Ready-to-Paste AGENTS.md Blurb

## cm - CASS Memory System

Procedural memory for AI coding agents. Transforms scattered sessions into
persistent cross-agent learnings with confidence decay and anti-pattern detection.

### Quick Start
cm context "your task" --json       # Get relevant rules
cm mark RULE-ID --helpful           # Reinforce good rules
cm outcome success "RULE-1,RULE-2"  # Record session results
cm reflect                          # Extract new rules

### Three Layers
- Episodic: Raw sessions (via cass)
- Working: Diary summaries
- Procedural: Playbook rules (this tool)

### Key Features
- 90-day confidence half-life (stale rules decay)
- 4x penalty for harmful rules (asymmetric by design)
- Anti-pattern auto-inversion (bad rules become warnings)
- Cross-agent learning (everyone benefits)
- LLM-free Curator (no hallucinated provenance)

### Essential Commands
cm context "task" --json    # Start of session
cm similar "pattern"        # Find related rules
cm mark ID --helpful/harmful # Give feedback
cm outcome success "IDs"    # End of session
cm reflect                  # Periodic maintenance

Exit codes: 0=success, 1=error, 2=config, 3=validation, 4=LLM, 5=no-data

Workflow Example: Complete Session

# 1. Start task - get relevant context
cm context "implementing rate limiting for API" --json
# → Returns rules about rate limiting, caching, API design

# 2. Note which rules you're applying
# (mental note: RULE-123 about token buckets, RULE-456 about Redis)
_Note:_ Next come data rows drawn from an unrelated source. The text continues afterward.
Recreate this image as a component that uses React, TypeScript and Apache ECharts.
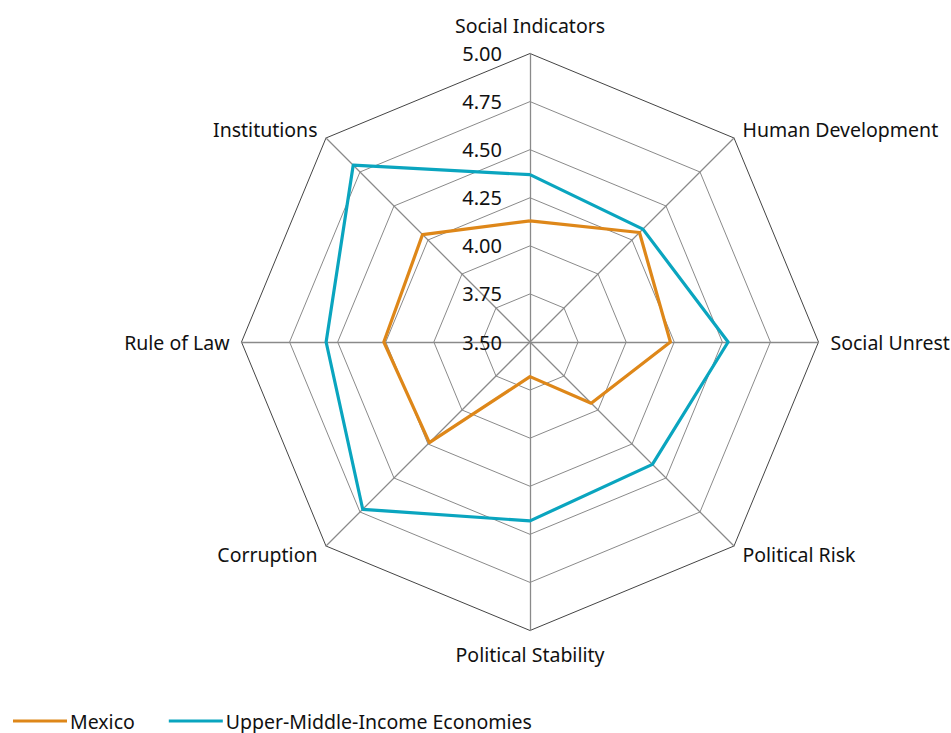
import React, { useEffect, useRef } from "react";
import * as echarts from "echarts";

// Indicators listed counter-clockwise from the top (ECharts radar order)
const indicatorNames = [
  "Social Indicators",
  "Institutions",
  "Rule of Law",
  "Corruption",
  "Political Stability",
  "Political Risk",
  "Social Unrest",
  "Human Development",
];

const seriesNames = ["Mexico", "Upper-Middle-Income Economies"];

const mexicoValues = [4.13, 4.29, 4.26, 4.24, 3.68, 3.95, 4.23, 4.305];
const upperMiddleValues = [4.37, 4.8, 4.56, 4.73, 4.43, 4.4, 4.53, 4.33];

const scaleMin = 3.5;
const scaleMax = 5.0;
const ringCount = 6;

const ORANGE = "#DE8719";
const TEAL = "#0AA5BF";
const FONT = "'Noto Sans', sans-serif";

export default function App() {
  const ref = useRef<HTMLDivElement>(null);

  useEffect(() => {
    if (!ref.current) return;
    const chart = echarts.init(ref.current, undefined, { renderer: "svg" });

    const indicator = indicatorNames.map((name, i) => ({
      name,
      min: scaleMin,
      max: scaleMax,
      nameGap: i === 0 ? 18 : i === 4 ? 14 : 12,
      // tick values are printed only along the top axis
      axisLabel: { show: i === 0 },
    }));

    const ringColors = Array.from({ length: ringCount + 1 }, (_, k) =>
      k === ringCount ? "#444444" : "#8a8a8a"
    );

    chart.setOption({
      animation: false,
      backgroundColor: "#ffffff",
      textStyle: { fontFamily: FONT },
      legend: {
        left: 8,
        top: 706,
        itemGap: 34,
        itemWidth: 54,
        itemHeight: 3,
        icon: "rect",
        textStyle: { fontSize: 19.5, color: "#111", fontFamily: FONT, padding: [0, 0, 0, -2] },
        data: seriesNames,
      },
      radar: {
        center: [530, 342],
        radius: 288.5,
        shape: "polygon",
        splitNumber: ringCount,
        startAngle: 90,
        nameGap: 12,
        axisName: { color: "#111", fontSize: 19.5, fontFamily: FONT },
        indicator,
        axisLine: { lineStyle: { color: "#8a8a8a", width: 1.3 } },
        splitLine: { lineStyle: { color: ringColors, width: 1 } },
        splitArea: { show: false },
        axisTick: { show: false },
        axisLabel: {
          show: false,
          color: "#111",
          fontSize: 20,
          fontFamily: FONT,
          margin: 28,
          formatter: (v: number) => v.toFixed(2),
        },
      },
      series: [
        {
          type: "radar",
          symbol: "none",
          data: [
            {
              name: seriesNames[0],
              value: mexicoValues,
              lineStyle: { color: ORANGE, width: 3.2 },
              itemStyle: { color: ORANGE },
            },
            {
              name: seriesNames[1],
              value: upperMiddleValues,
              lineStyle: { color: TEAL, width: 3.2 },
              itemStyle: { color: TEAL },
            },
          ],
        },
      ],
    });

    return () => chart.dispose();
  }, []);

  return (
    <div
      ref={ref}
      style={{ position: "absolute", left: 0, top: 0, width: 951, height: 733 }}
    />
  );
}
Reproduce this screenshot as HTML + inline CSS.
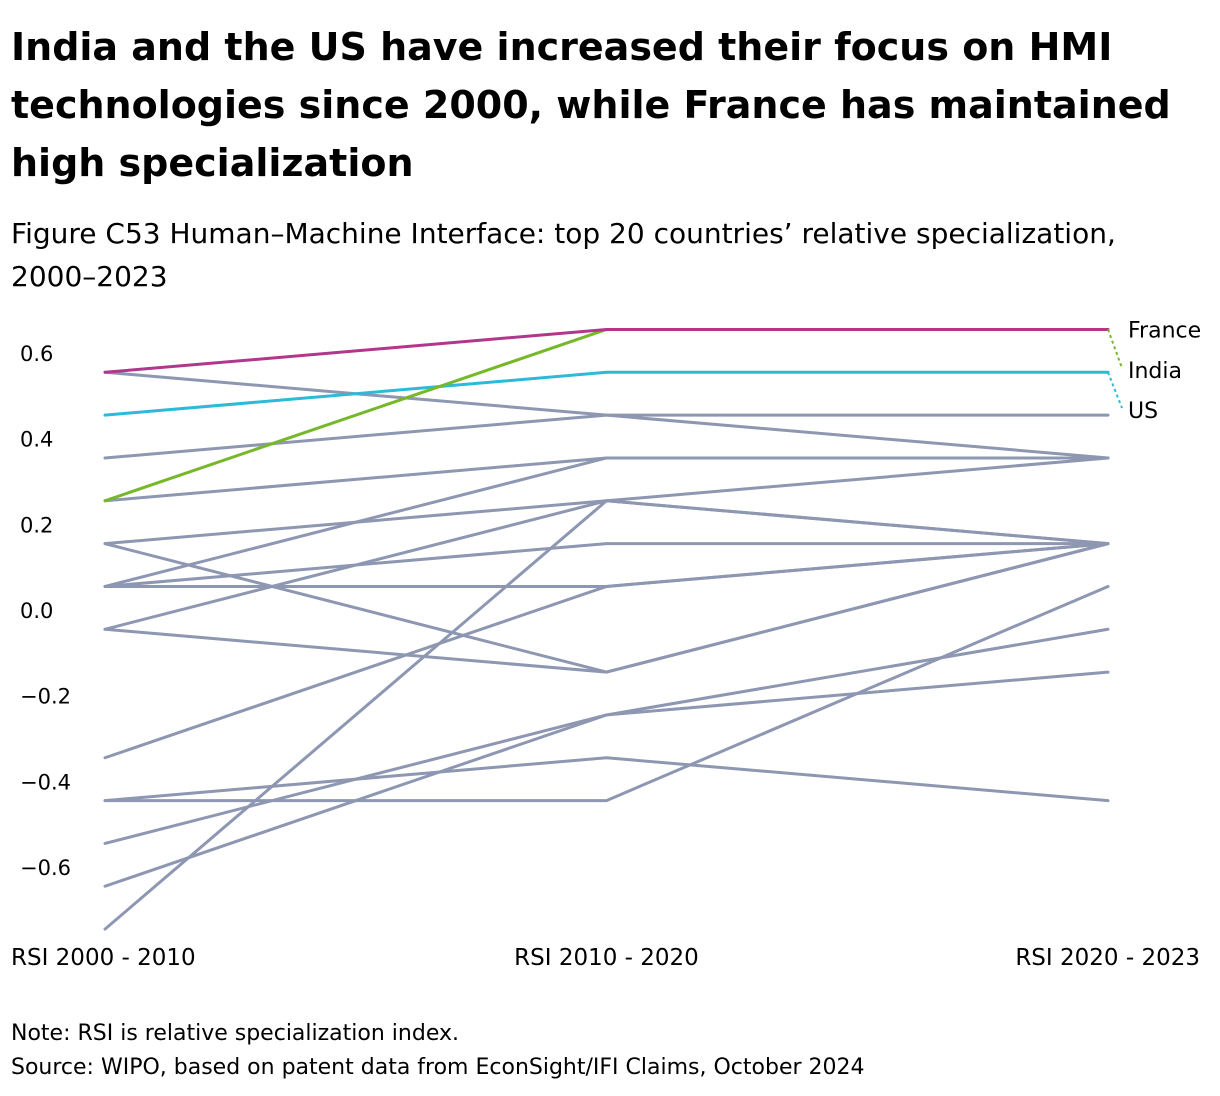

# 3. During work, if you find a useful pattern
cm validate "Use sliding window for rate limit precision"
# → Shows if this has historical support

# 4. End of session - record what helped
cm outcome success "RULE-123,RULE-456"

# 5. If something hurt (caused bugs/issues)
cm outcome failure "RULE-789"

# 6. Apply the feedback
cm outcome-apply

# 7. Periodically, extract new rules
cm reflect --since "7d"

Philosophy: Why Procedural Memory?

Episodic memory (raw sessions) is too noisy for real-time use. Working memory (summaries) lacks actionability. Procedural memory distills both into executable rules that directly guide behavior.

The key insight: Rules should be testable hypotheses, not static commandments. The confidence decay system treats every rule as a hypothesis that requires ongoing validation. Rules that stop being useful naturally fade; rules that keep helping get reinforced.

This mirrors how human expertise works: you don't remember every project you've done, but you retain the patterns that proved useful across many projects.